Mahmood, the second son of Sir Saiyed Ahmad Khan, was born in 1850. After being called to the Bar in 1872, he joined the Allahabad High Court Bar and in 1879 he was appointed a District Judge. Having won approbation in several of his judgments in the Privy Council, he was offered a chance to officiate on the Bench at the early age of 32 in 1882. In 1886 he came to this Court as a permanent Judge. Early success is not without its dangers, but remarkably enough his career escaped its spoiling effects. That he could sustain his distinction with unwaning lustre in an age of great contemporaries is indeed a convincing proof of his dynamism. His conquest in the region of law as an explorer had been incessant. There was scarcely any domain which had not been greeted by his expositions. His intellectual independence, faculty of luminous exposition and his deep sensibility of the reason of law enabled him to determine the broad path to legal principles upon which the succeeding generations had been treading to reach their ultimate destination.

The depth of his thought matched by the beauty of his language imparts a rare excellence to his judgments. The fusion of law and equity in his expositions opened new windows of legal concepts, making that visible which hitherto seemed abstruse to the point of invisibility. On the principles of natural justice embodied in the maxim audia alteram partem his judgment in Queen Empress versus Phopi (I. L. R. XIII All. 171) remains unexcelled unto this day.

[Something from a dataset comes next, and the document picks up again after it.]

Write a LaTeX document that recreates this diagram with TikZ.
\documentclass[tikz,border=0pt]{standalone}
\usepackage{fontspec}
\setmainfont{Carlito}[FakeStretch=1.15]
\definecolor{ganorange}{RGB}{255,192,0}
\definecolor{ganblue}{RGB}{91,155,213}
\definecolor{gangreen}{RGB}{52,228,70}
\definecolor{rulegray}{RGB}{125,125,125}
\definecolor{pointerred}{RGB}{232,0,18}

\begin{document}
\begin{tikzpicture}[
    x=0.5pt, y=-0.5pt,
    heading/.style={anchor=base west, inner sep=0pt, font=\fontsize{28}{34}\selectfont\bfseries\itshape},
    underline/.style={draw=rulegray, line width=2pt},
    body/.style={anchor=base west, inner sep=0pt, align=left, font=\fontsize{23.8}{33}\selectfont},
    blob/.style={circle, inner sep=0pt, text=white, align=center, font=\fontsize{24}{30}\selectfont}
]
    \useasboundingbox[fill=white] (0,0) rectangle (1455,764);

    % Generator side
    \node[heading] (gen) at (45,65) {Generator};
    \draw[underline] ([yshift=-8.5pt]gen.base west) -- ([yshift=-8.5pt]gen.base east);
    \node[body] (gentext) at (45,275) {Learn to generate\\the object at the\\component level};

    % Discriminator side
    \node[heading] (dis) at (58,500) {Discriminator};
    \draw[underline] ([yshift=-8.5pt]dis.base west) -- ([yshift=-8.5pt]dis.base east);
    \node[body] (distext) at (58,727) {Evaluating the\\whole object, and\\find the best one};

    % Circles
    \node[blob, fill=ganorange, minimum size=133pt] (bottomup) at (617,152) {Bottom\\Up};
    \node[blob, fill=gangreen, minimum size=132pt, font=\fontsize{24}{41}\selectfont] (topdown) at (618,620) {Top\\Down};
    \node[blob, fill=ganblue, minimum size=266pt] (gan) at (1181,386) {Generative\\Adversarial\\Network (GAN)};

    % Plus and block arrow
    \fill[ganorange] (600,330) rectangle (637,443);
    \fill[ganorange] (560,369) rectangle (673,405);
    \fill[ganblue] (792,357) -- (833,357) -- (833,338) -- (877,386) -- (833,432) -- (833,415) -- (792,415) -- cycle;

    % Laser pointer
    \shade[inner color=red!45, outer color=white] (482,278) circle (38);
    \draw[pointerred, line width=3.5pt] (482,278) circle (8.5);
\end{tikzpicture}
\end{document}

His dissenting judgment in the Full Bench is more truly the reflex of his impartial perception of the objective, the essential and the universal, and he alone had asserted that no man-made law can be permitted to violate the divine injunctions for humanity. In the realm of personal laws of Hindus and Mahomedans the mainsprings of his expositions are the texts. To arrive at correct interpretation of the texts one must seek out its makers in the still sanctuary of their own works and very rightly his first counsel were the creators themselves than the expositors. Not only this, he travelled into the regions left unexplored by the commentators on the texts and his judgments like the sunlight pouring through the clouds revealed many a hidden truth. His judgments in Jafri Begum versus Amir Mohammad (I. L.R. VII All. 1289) and Allahdad Khan versus Ismail (1. L. R. X All. 1289) are indeed startling innovations in Mahomedan Law. On the law of preemption, his exposition in Gobind Dayal versus Inayatullah is classic and his conclusions on the origin of the right of preemption have enjoyed acceptance with unbroken consistency.

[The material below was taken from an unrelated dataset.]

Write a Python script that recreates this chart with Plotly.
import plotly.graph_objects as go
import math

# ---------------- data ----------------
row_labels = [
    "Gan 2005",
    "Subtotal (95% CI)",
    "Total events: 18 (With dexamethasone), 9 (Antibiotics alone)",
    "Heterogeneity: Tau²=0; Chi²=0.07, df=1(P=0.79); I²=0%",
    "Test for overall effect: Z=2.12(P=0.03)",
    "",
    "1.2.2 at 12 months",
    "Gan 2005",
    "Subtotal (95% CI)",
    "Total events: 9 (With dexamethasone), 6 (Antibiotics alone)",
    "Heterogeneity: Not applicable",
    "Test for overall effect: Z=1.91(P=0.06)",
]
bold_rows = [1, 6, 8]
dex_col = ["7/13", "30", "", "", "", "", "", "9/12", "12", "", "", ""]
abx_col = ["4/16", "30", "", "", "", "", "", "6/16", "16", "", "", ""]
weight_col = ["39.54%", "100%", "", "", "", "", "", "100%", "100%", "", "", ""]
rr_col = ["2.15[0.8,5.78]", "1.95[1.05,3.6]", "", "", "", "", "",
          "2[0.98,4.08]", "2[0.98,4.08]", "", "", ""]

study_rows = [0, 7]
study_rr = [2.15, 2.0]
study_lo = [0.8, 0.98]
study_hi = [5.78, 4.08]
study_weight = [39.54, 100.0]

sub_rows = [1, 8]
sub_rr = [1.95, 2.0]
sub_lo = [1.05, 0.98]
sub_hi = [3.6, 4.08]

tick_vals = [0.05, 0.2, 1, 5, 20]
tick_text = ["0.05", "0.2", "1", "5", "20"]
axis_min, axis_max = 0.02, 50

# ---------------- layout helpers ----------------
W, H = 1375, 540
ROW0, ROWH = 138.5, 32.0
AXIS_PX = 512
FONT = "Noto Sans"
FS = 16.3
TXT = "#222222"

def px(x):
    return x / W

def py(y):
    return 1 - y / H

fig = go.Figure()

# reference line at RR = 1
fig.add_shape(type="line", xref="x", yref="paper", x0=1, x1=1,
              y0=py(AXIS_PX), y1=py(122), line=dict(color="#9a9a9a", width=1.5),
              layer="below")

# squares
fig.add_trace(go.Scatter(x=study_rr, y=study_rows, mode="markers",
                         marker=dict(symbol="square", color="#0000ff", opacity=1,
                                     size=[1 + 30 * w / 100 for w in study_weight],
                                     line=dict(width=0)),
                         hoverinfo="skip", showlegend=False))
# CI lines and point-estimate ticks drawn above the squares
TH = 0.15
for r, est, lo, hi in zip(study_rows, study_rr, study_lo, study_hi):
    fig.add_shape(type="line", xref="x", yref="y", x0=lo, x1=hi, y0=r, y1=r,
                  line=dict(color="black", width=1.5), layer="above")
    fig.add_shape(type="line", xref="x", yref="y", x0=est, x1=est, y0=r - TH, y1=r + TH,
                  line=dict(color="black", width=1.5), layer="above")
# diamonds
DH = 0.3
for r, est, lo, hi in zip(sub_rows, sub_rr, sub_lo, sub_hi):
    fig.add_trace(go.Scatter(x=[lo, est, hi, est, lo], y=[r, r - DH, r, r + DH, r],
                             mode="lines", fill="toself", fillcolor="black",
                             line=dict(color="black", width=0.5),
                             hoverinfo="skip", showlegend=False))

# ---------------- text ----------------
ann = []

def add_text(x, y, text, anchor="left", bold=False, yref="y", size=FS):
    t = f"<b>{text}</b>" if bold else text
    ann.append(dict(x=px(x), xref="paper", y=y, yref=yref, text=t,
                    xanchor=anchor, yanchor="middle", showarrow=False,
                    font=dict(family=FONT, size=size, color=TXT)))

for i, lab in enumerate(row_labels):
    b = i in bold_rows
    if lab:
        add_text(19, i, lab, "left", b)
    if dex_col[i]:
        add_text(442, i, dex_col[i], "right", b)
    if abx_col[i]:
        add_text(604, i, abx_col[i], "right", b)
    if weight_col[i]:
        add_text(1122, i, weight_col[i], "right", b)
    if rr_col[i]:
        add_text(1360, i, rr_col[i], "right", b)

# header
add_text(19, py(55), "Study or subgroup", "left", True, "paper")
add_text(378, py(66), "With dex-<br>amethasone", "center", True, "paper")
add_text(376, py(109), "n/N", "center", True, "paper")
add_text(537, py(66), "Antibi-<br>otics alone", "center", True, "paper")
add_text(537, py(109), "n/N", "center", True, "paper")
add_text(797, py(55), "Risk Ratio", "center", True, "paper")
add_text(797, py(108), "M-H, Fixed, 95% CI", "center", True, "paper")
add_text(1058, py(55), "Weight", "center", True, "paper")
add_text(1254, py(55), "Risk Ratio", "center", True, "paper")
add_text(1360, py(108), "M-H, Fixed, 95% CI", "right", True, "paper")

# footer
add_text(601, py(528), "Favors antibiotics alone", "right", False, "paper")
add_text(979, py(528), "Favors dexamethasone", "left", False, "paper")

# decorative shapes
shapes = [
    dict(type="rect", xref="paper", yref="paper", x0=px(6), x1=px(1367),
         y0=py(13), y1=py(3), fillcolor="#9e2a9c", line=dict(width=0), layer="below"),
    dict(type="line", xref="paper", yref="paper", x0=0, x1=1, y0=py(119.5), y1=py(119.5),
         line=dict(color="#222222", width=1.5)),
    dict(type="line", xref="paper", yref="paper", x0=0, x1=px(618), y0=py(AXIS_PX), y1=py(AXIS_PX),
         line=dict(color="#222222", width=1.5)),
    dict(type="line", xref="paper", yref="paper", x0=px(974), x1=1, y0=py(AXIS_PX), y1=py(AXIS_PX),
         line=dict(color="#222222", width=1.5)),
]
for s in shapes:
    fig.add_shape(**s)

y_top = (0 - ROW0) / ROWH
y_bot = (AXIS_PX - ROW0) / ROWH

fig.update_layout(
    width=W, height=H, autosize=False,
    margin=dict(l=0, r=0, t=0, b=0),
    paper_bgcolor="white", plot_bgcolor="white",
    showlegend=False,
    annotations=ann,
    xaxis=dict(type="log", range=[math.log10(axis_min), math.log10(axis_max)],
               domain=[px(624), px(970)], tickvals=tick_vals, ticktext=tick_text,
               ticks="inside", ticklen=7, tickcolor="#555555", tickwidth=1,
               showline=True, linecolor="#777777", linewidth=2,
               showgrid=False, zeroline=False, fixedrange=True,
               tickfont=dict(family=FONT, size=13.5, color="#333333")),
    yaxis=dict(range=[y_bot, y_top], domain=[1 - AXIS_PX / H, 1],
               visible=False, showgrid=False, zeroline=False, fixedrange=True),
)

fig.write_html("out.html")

His minutes on the draft bill intended to be introduced in the Parliament are not less memorable than his judgments. The bill aimed at the extension of the territorial and other jurisdictions of the existing High Courts, something intended to be a kind of supplement to statutes 24 and 25 Vie. Cap. Mr. Justice Mahmood in these minutes suggested that the bill should empower Her Majesty to extend the High Courts' jurisdiction to any territory which had either been assigned to the Government of India or over which jurisdiction had been created by native States to the Government of India. In his views on the language in law courts he was far more advanced than his age. In these minutes one finds his words of censure on the practice of dismissal of appeals without any hearing on the meaningless ground of the appellant's failure to deposit the cost of translation and printing of the record into English. His other colleagues on the Bench did not view his suggestions with favour and for a time his proposals sank into the dark unfathomed caves until they were taken out by the succeeding generation of Judges for incorporating them in the Rules of Court. Many of them have found their way into the Rules, and the acceptance of the rest seems a certainty in the not distant future.

From the Bench he retired in 1893 and perhaps his early retirement was a price that he had to pay for his independence. The subsequent stages of his performance were the Legislative Council and the Bar of the Judicial Commissioner's Court, Oudh, but his laurels there are too few or perhaps none to be recounted. Looking back to his brilliant past, one finds their rays rather dim. For some time he was the Secretary of the M. A. O. College, Aligarh, the service of which was the legacy left to him by his father.

The thinkers and the innovators are always the enemies of the mob. This is the truth of history, nay that of eternity and from this rule of eternity Mahmood could not escape. He may have been refuted by his contemporaries and aspirants to legal fame, yet he stands as a distinct milestone in legal thought. The air of legal philosophy became clearer and fresher because of his expositions. The modern thinkers in law may find in his expositions an opening for objection and doubt, nevertheless, there is no escape from the truth that few Judges have given so many shores and lighthouses to the dark ocean of law as he.

The total picture of his life is rather painful and gloomy; nevertheless it is a reality the romance of which no fiction can match. A great intellectual energy completely burnt and extinct withered slowly into a childlike senility that came at last. His race had been run, his course was over and his battles fought; one by one his sensibilities and powers had left him. On 8th May, 1903, he passed on to the Gods quietly like a leaf falling from the tree.

Amongst the record of the memorable dead hangs the portrait of Mahmood with veneration gathered round it and we see some invisible finger inscribing on it:

"Look, here upon this picture and on this."